━━━━━ Entries

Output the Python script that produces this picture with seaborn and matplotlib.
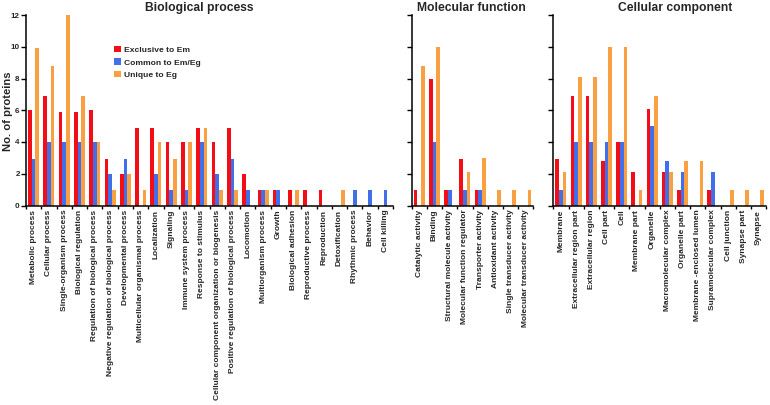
import numpy as np
import pandas as pd
import matplotlib
matplotlib.use("Agg")
import matplotlib.pyplot as plt
import seaborn as sns
from matplotlib.patches import Patch

# GO categories and protein counts
bp_terms = ["Metabolic process", "Cellular process", "Single-organism process",
            "Biological regulation", "Regulation of biological process",
            "Negative regulation of biological process", "Developmental process",
            "Multicellular organismal process", "Localization", "Signaling",
            "Immune system process", "Response to stimulus",
            "Cellular component organization or biogenesis",
            "Positive regulation of biological process", "Locomotion",
            "Multiorganism process", "Growth", "Biological adhesion",
            "Reproductive process", "Reproduction", "Detoxification",
            "Rhythmic process", "Behavior", "Cell killing"]
bp_em = [6, 6.9, 5.9, 5.9, 6, 2.9, 2, 4.9, 4.9, 4, 4, 4.9, 4, 4.9, 2, 1, 1, 1, 1, 1, 0, 0, 0, 0]
bp_common = [2.9, 4, 4, 4, 4, 2, 2.9, 0, 2, 1, 1, 4, 2, 2.9, 1, 1, 1, 0, 0, 0, 0, 1, 1, 1]
bp_eg = [9.9, 8.8, 12, 6.9, 4, 1, 2, 1, 4, 2.9, 4, 4.9, 1, 1, 0, 1, 0, 1, 0, 0, 1, 0, 0, 0]

mf_terms = ["Catalytic activity", "Binding", "Structural molecule activity",
            "Molecular function regulator", "Transporter activity",
            "Antioxidant activity", "Single transducer activity",
            "Molecular transducer activity"]
mf_em = [1, 8, 1, 2.9, 1, 0, 0, 0]
mf_common = [0, 4, 1, 1, 1, 0, 0, 0]
mf_eg = [8.8, 10, 0, 2.1, 3, 1, 1, 1]

cc_terms = ["Membrane", "Extracellular region part", "Extracellular region",
            "Cell part", "Cell", "Membrane part", "Organelle",
            "Macromolecular complex", "Organelle part", "Membrane -enclosed lumen",
            "Supramolecular complex", "Cell junction", "Synapse part", "Synapse"]
cc_em = [2.9, 6.9, 6.9, 2.8, 4, 2.1, 6.1, 2.1, 1, 0, 1, 0, 0, 0]
cc_common = [1, 4, 4, 4, 4, 0, 5, 2.8, 2.1, 0, 2.1, 0, 0, 0]
cc_eg = [2.1, 8.1, 8.1, 10, 10, 1, 6.9, 2.1, 2.8, 2.8, 0, 1, 1, 1]

series = ["Exclusive to Em", "Common to Em/Eg", "Unique to Eg"]
colors = ["#F20D17", "#416EEB", "#F9A043"]

sns.set_style("ticks")
plt.rcParams["font.family"] = ["Liberation Sans", "DejaVu Sans"]
plt.rcParams["font.weight"] = "bold"


def long_table(terms, em, common, eg):
    rows = []
    for name, vals in zip(series, (em, common, eg)):
        for t, v in zip(terms, vals):
            rows.append({"term": t, "group": name, "count": v})
    return pd.DataFrame(rows)


def draw_panel(ax, terms, em, common, eg, show_y):
    df = long_table(terms, em, common, eg)
    n = len(terms)
    sns.barplot(data=df, x="term", y="count", hue="group", order=terms,
                hue_order=series, palette=colors, width=0.72, errorbar=None,
                saturation=1, linewidth=0, legend=False, ax=ax)
    ax.set_xlim(-0.5, n - 0.5)
    ax.set_ylim(0, 12)
    ax.set_yticks(range(0, 13, 2))
    ax.set_xlabel("")
    ax.set_ylabel("")
    for s in ("top", "right"):
        ax.spines[s].set_visible(False)
    for s in ("left", "bottom"):
        ax.spines[s].set_linewidth(1.1)
        ax.spines[s].set_color("black")
    ax.set_xticks(range(n))
    ax.set_xticklabels(terms, rotation=90, fontsize=6.0, fontweight="bold")
    ax.set_xticks(np.arange(-0.5, n), minor=True)
    ax.tick_params(axis="x", which="major", length=0, pad=3)
    ax.tick_params(axis="x", which="minor", length=2.5, width=1, color="black")
    ax.tick_params(axis="y", length=3.5, width=1, color="black", pad=1,
                   labelsize=5.8)
    if show_y:
        for lab in ax.get_yticklabels():
            lab.set_fontweight("bold")
    else:
        ax.set_yticklabels([])


fig = plt.figure(figsize=(7.7, 4.05), dpi=100)
bottom = (405 - 205.5) / 405
height = 190.5 / 405
ax_bp = fig.add_axes([26 / 770, bottom, 367 / 770, height])
ax_mf = fig.add_axes([411.7 / 770, bottom, 121.6 / 770, height])
ax_cc = fig.add_axes([553.3 / 770, bottom, 212.8 / 770, height])

draw_panel(ax_bp, bp_terms, bp_em, bp_common, bp_eg, True)
draw_panel(ax_mf, mf_terms, mf_em, mf_common, mf_eg, False)
draw_panel(ax_cc, cc_terms, cc_em, cc_common, cc_eg, False)

handles = [Patch(facecolor=c, edgecolor="none", label=s) for c, s in zip(colors, series)]
ax_bp.legend(handles=handles, loc="upper left", bbox_to_anchor=(0.228, 0.86),
             frameon=False, handlelength=0.8, handleheight=0.8,
             handletextpad=0.4, labelspacing=0.5, borderpad=0,
             prop={"weight": "bold", "size": 6.1})

fig.text(199 / 770, 1 - 8 / 405, "Biological process", ha="center", va="center",
         fontsize=8.7, fontweight="bold")
fig.text(471.5 / 770, 1 - 8 / 405, "Molecular function", ha="center", va="center",
         fontsize=8.7, fontweight="bold")
fig.text(675 / 770, 1 - 8 / 405, "Cellular component", ha="center", va="center",
         fontsize=8.7, fontweight="bold")
fig.text(8 / 770, 1 - 111 / 405, "No. of proteins", rotation=90, ha="center",
         va="center", fontsize=8.1, fontweight="bold")

fig.savefig("out.png", dpi=100)
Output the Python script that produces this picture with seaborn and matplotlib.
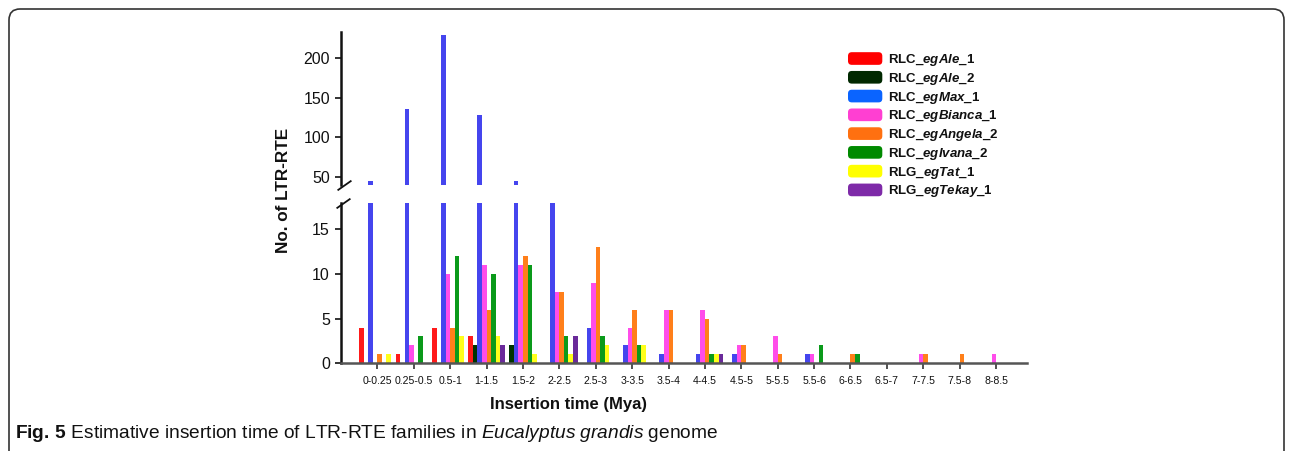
import numpy as np
import pandas as pd
import matplotlib
matplotlib.use("Agg")
import matplotlib.pyplot as plt
import seaborn as sns
from matplotlib.patches import Patch, FancyBboxPatch
from matplotlib.legend_handler import HandlerPatch
from matplotlib.transforms import IdentityTransform
from matplotlib import font_manager

# ---------------- data ----------------
periods = ["0-0.25", "0.25-0.5", "0.5-1", "1-1.5", "1.5-2", "2-2.5", "2.5-3",
           "3-3.5", "3.5-4", "4-4.5", "4.5-5", "5-5.5", "5.5-6", "6-6.5",
           "6.5-7", "7-7.5", "7.5-8", "8-8.5"]
families = ["RLC_egAle_1", "RLC_egAle_2", "RLC_egMax_1", "RLC_egBianca_1",
            "RLC_egAngela_2", "RLC_egIvana_2", "RLG_egTat_1", "RLG_egTekay_1"]
egAle_1    = [4, 1, 4, 3, 0, 0, 0, 0, 0, 0, 0, 0, 0, 0, 0, 0, 0, 0]
egAle_2    = [0, 0, 0, 2, 2, 0, 0, 0, 0, 0, 0, 0, 0, 0, 0, 0, 0, 0]
egMax_1    = [45, 136, 230, 128, 45, 30, 4, 2, 1, 1, 1, 0, 1, 0, 0, 0, 0, 0]
egBianca_1 = [0, 2, 10, 11, 11, 8, 9, 4, 6, 6, 2, 3, 1, 0, 0, 1, 0, 1]
egAngela_2 = [1, 0, 4, 6, 12, 8, 13, 6, 6, 5, 2, 1, 0, 1, 0, 1, 1, 0]
egIvana_2  = [0, 3, 12, 10, 11, 3, 3, 2, 0, 1, 0, 0, 2, 1, 0, 0, 0, 0]
egTat_1    = [1, 0, 3, 3, 1, 1, 2, 2, 0, 1, 0, 0, 0, 0, 0, 0, 0, 0]
egTekay_1  = [0, 0, 0, 2, 0, 3, 0, 0, 0, 1, 0, 0, 0, 0, 0, 0, 0, 0]
series = [egAle_1, egAle_2, egMax_1, egBianca_1, egAngela_2, egIvana_2, egTat_1, egTekay_1]
legend_labels = [r"RLC_$\mathbfit{egAle}$_1", r"RLC_$\mathbfit{egAle}$_2",
                 r"RLC_$\mathbfit{egMax}$_1", r"RLC_$\mathbfit{egBianca}$_1",
                 r"RLC_$\mathbfit{egAngela}$_2", r"RLC_$\mathbfit{egIvana}$_2",
                 r"RLG_$\mathbfit{egTat}$_1", r"RLG_$\mathbfit{egTekay}$_1"]
bar_colors = ["#ff1a1a", "#003300", "#4545ee", "#ff4dea", "#ff7f1a", "#0a9a1a", "#ffff1a", "#6a2a9a"]
legend_colors = ["#ff0000", "#002800", "#0a64ff", "#ff3fd2", "#ff7010", "#008a00", "#ffff00", "#7e2aa8"]

df = pd.DataFrame({
    "period": np.repeat([periods], len(families), axis=0).ravel(),
    "family": np.repeat(families, len(periods)),
    "count": np.concatenate([np.asarray(s, float) for s in series]),
})

# ---------------- style ----------------
sns.set_theme(style="white")
plt.rcParams["font.family"] = ["Liberation Sans", "DejaVu Sans"]
plt.rcParams["mathtext.fontset"] = "custom"
plt.rcParams["mathtext.rm"] = "Liberation Sans"
plt.rcParams["mathtext.bf"] = "Liberation Sans:bold"
plt.rcParams["mathtext.it"] = "Liberation Sans:italic"
try:
    plt.rcParams["mathtext.bfit"] = "Liberation Sans:italic:bold"
except KeyError:
    pass

names = {f.name for f in font_manager.fontManager.ttflist}
narrow = "Liberation Sans Narrow" in names
tick_family = ["Liberation Sans Narrow", "Liberation Sans"] if narrow else ["Liberation Sans"]
tick_size = 9 if narrow else 7.6

W, H = 1292, 451
fig = plt.figure(figsize=(W / 100, H / 100), dpi=100)
fig.patch.set_facecolor("white")

def fx(px):
    return px / W

def fy(py):
    return 1 - py / H

x0, x1 = 341, 1027
ax_top = fig.add_axes([fx(x0), fy(185), fx(x1) - fx(x0), fy(31.7) - fy(185)])
ax_bot = fig.add_axes([fx(x0), fy(363.3), fx(x1) - fx(x0), fy(203.3) - fy(363.3)])

for ax in (ax_top, ax_bot):
    sns.barplot(data=df, x="period", y="count", hue="family", hue_order=families,
                order=periods, palette=bar_colors, width=1.0, saturation=1,
                linewidth=0, errorbar=None, legend=False, ax=ax)
    ax.set_xlim(-1.0, 17.85)
    ax.set_xlabel("")
    ax.set_ylabel("")
    ax.set_facecolor("none")
    for s in ("top", "right"):
        ax.spines[s].set_visible(False)
    ax.spines["left"].set_color("#111111")
    ax.spines["left"].set_linewidth(1.8)
    ax.tick_params(axis="y", which="both", left=True, length=4, width=1.2,
                   color="#111111", labelsize=11.5, pad=4, labelcolor="#111111")

ax_top.set_ylim(40, 233.6)
ax_top.set_yticks([50, 100, 150, 200])
ax_top.spines["bottom"].set_visible(False)
ax_top.tick_params(axis="x", bottom=False, labelbottom=False)

ax_bot.set_ylim(0, 17.9)
ax_bot.set_yticks([0, 5, 10, 15])
ax_bot.spines["bottom"].set_color("#555555")
ax_bot.spines["bottom"].set_linewidth(1.8)
ax_bot.tick_params(axis="x", bottom=True, length=4, width=1.2, color="#333333",
                   pad=5, labelcolor="#111111")
ax_bot.set_xticks(range(len(periods)))
ax_bot.set_xticklabels(periods, family=tick_family, fontsize=tick_size)

# break marks
kw = dict(marker=[(-1, -0.7), (1, 0.7)], markersize=10, linestyle="none",
          color="#111111", mec="#111111", mew=1.3, clip_on=False)
ax_top.plot([0.005], [0], transform=ax_top.transAxes, **kw)
ax_bot.plot([0.003], [1], transform=ax_bot.transAxes, **kw)

# axis labels
fig.text(fx(283), fy(190), "No. of LTR-RTE", rotation=90, ha="center", va="center",
         fontsize=12.3, fontweight="bold", color="#111111")
fig.text(fx(568), fy(405), "Insertion time (Mya)", ha="center", va="center",
         fontsize=12, fontweight="bold", color="#111111")

# legend with rounded swatches
def rounded(legend, orig_handle, xdescent, ydescent, width, height, fontsize):
    return FancyBboxPatch((-xdescent, -ydescent), width, height,
                          boxstyle=f"round,pad=0,rounding_size={height * 0.3}")

handles = [Patch(facecolor=c, edgecolor="none", label=l)
           for c, l in zip(legend_colors, legend_labels)]
fig.legend(handles=handles, loc="upper left", bbox_to_anchor=(fx(848), fy(52)),
           bbox_transform=fig.transFigure, frameon=False, borderpad=0,
           borderaxespad=0, prop={"weight": "bold", "size": 9.5},
           handlelength=2.6, handleheight=1.1, handletextpad=0.45,
           labelspacing=0.21, labelcolor="#111111",
           handler_map={Patch: HandlerPatch(patch_func=rounded)})

# caption
fig.text(fx(15), fy(433),
         r"$\mathbf{Fig.}$$\mathbf{\,5}$ Estimative insertion time of LTR-RTE families in "
         r"$\mathit{Eucalyptus\ grandis}$ genome",
         ha="left", va="center", fontsize=13.8, color="#111111")

# rounded outer frame
frame = FancyBboxPatch((9, -30), 1275, 442 + 30, boxstyle="round,pad=0,rounding_size=11",
                       transform=IdentityTransform(), facecolor="none",
                       edgecolor="#333333", linewidth=1.2, clip_on=False)
fig.add_artist(frame)

fig.savefig("out.png", dpi=100, facecolor="white")
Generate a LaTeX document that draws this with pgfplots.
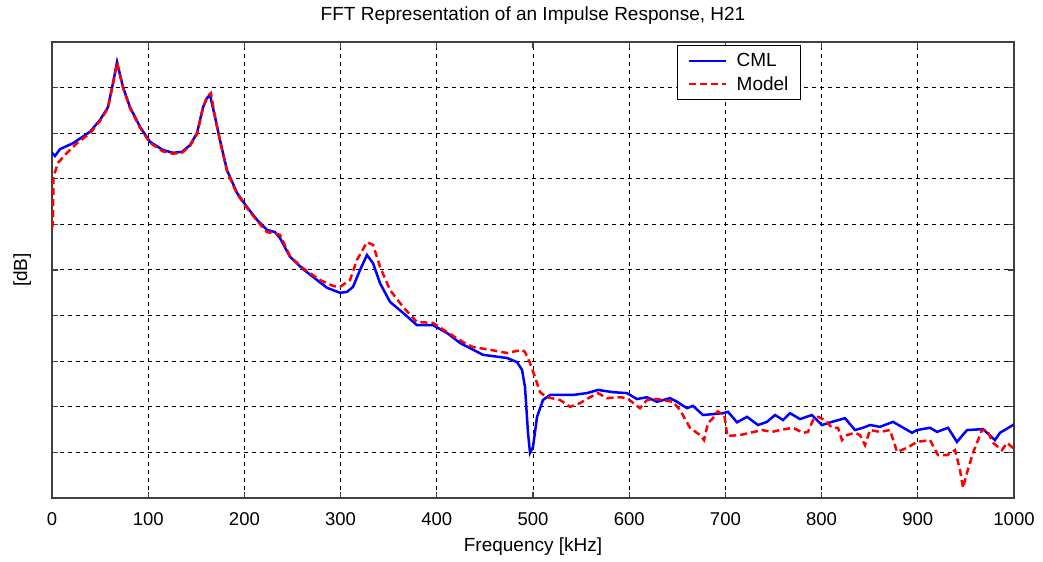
\documentclass[border=0pt]{standalone}
\usepackage{fontspec}
\setmainfont{Liberation Sans}
\usepackage{pgfplots}
\pgfplotsset{compat=1.18}

% Measured (CML) and modelled transfer function H21, magnitude in dB grid units
\pgfplotstableread{
x y
0 7.57
3.1 7.50
8.3 7.65
21.8 7.78
39.5 8.03
49.9 8.29
58.2 8.57
63.4 9.10
67.6 9.56
73.8 9.01
81.1 8.57
91.5 8.14
101.9 7.81
115.4 7.63
125.8 7.57
135.1 7.59
143.5 7.74
150.7 8.00
157 8.57
161.1 8.77
164.2 8.84
169.4 8.36
174.6 7.85
181.9 7.19
192.3 6.69
202.7 6.38
213.1 6.10
223.5 5.88
231.8 5.83
237 5.70
247.4 5.29
260.9 5.02
275.5 4.78
285.9 4.61
299.4 4.50
306.7 4.52
312.9 4.63
320.2 5.00
327.4 5.33
333.7 5.15
341 4.71
351.4 4.30
364.9 4.06
379.4 3.79
396 3.79
410.6 3.62
424.1 3.40
448 3.14
473 3.07
483.4 2.98
488.6 2.81
491.7 2.43
494.8 1.43
496.9 0.99
500 1.12
504.2 1.78
510.4 2.15
517.7 2.26
541.6 2.26
556.1 2.30
567.6 2.37
583.2 2.32
597.7 2.30
608.1 2.17
618.5 2.21
628.9 2.11
642.4 2.19
649.7 2.11
660.1 1.97
666.3 2.02
676.7 1.82
697.5 1.86
702.7 1.89
712.1 1.66
722.5 1.78
733.9 1.60
743.2 1.67
751.6 1.82
759.9 1.71
767.2 1.86
777.5 1.73
790 1.82
800.4 1.60
810.8 1.67
824.3 1.75
834.7 1.49
843 1.54
850.3 1.60
860.7 1.56
874.2 1.67
894 1.43
899.2 1.49
912.7 1.54
920 1.45
931.4 1.54
940.7 1.23
951.1 1.49
967.8 1.51
980.2 1.27
985.4 1.43
999 1.60
1000 1.62
}\cml

\pgfplotstableread{
x y
0 5.92
1 6.03
1.5 7.04
6.2 7.35
15.6 7.57
26 7.78
39.5 8.00
49.9 8.27
58.2 8.55
63.4 9.08
67.6 9.54
73.8 9.00
81.1 8.55
91.5 8.12
101.9 7.79
115.4 7.60
125.8 7.55
135.1 7.57
143.5 7.72
150.7 7.98
157 8.55
161.1 8.80
165.2 8.88
169.4 8.36
174.6 7.83
181.9 7.17
192.3 6.67
202.7 6.36
213.1 6.08
223.5 5.83
231.8 5.80
237 5.77
247.4 5.30
260.9 5.04
278.6 4.78
292.1 4.65
299.4 4.63
309.8 4.78
317 5.22
327.4 5.61
333.7 5.55
341 5.07
351.4 4.56
364.9 4.19
379.4 3.86
396 3.84
410.6 3.64
427.2 3.42
437.6 3.31
455.3 3.25
473 3.18
488.6 3.25
491.7 3.20
496.9 2.96
502.1 2.65
507.3 2.32
514.6 2.21
528.1 2.15
538.5 2.00
548.9 2.08
559.3 2.21
567.6 2.30
576.9 2.19
590.4 2.21
597.7 2.19
611.2 1.97
618.5 2.15
628.9 2.17
645.5 2.11
652.8 1.93
663.2 1.54
673.6 1.38
677.7 1.27
681.9 1.64
687 1.75
692 1.90
699 1.80
702 1.36
715.2 1.38
725.6 1.43
738.1 1.49
748.4 1.45
756.8 1.49
770.3 1.54
780.7 1.43
785.9 1.45
791.1 1.71
796.3 1.78
803.5 1.71
810.8 1.54
817 1.54
821.2 1.27
826.4 1.38
834.7 1.43
839.9 1.38
845.1 1.16
850.3 1.49
860.7 1.45
871.1 1.49
878.4 1.01
888.8 1.10
899.2 1.23
912.7 1.27
921 0.94
930.4 0.94
938.7 1.05
943.9 0.61
947 0.22
951.1 0.55
957.4 0.99
966.7 1.49
971.9 1.49
978.2 1.21
987.5 1.05
992.7 1.21
999 1.10
1000 1.10
}\model

\begin{document}
\begin{tikzpicture}
\begin{axis}[
  at={(0,0)}, anchor=south west,
  scale only axis, width=962bp, height=456bp,
  xmin=0, xmax=1000, ymin=0, ymax=10,
  xtick={0,100,...,1000}, ytick={1,...,9}, yticklabels={},
  tick align=inside, tick pos=both, major tick length=6bp,
  grid=major,
  grid style={dash pattern=on 4bp off 4bp, line width=1bp, black},
  axis line style={line width=1.2bp, black!75},
  every tick/.style={black!75, line width=1.2bp},
  font=\fontsize{19bp}{22bp}\selectfont,
  ticklabel style={font=\fontsize{18.5bp}{22bp}\selectfont},
  xticklabel style={anchor=base, yshift=-27bp},
  /pgf/number format/assume math mode=true,
  /pgf/number format/set thousands separator={},
  title={FFT Representation of an Impulse Response, H21},
  title style={at={(axis description cs:0.5,1.0351)}, anchor=base},
  xlabel={Frequency [kHz]},
  xlabel style={at={(axis description cs:0.5,-0.1184)}, anchor=base},
  ylabel={[dB]},
  ylabel style={at={(axis description cs:-0.031,0.5)}, anchor=center},
  legend style={at={(axis description cs:0.7786,0.9934)}, anchor=north east,
    draw=black, line width=1.2bp, fill=white,
    font=\fontsize{19bp}{22bp}\selectfont,
    inner xsep=10bp, inner ysep=6bp, row sep=4bp,
    cells={anchor=west}},
  legend image code/.code={%
    \draw[#1] (0bp,0bp) -- (37bp,0bp);
    \path[draw=none, fill=none] (0bp,-8bp) rectangle (46bp,8bp);},
]
\addplot[blue, line width=2.5bp, no markers] table {\cml};
\addlegendentry{CML}
\addplot[red, line width=2.5bp, no markers, dash pattern=on 7bp off 4bp] table {\model};
\addlegendentry{Model}
\end{axis}
\pgfresetboundingbox
\path[use as bounding box] (-52bp,-64bp) rectangle (991bp,498bp);
\end{tikzpicture}
\end{document}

━━━━━━━━━━

• [Aim of the exercise] Check each line of the entries above for the word "with". List the ones that have it.

• [Solution for this problem]
Output the Python script that produces this picture with seaborn and matplotlib.
Output the Python script that produces this picture with seaborn and matplotlib.
# legend with rounded swatches
Generate a LaTeX document that draws this with pgfplots.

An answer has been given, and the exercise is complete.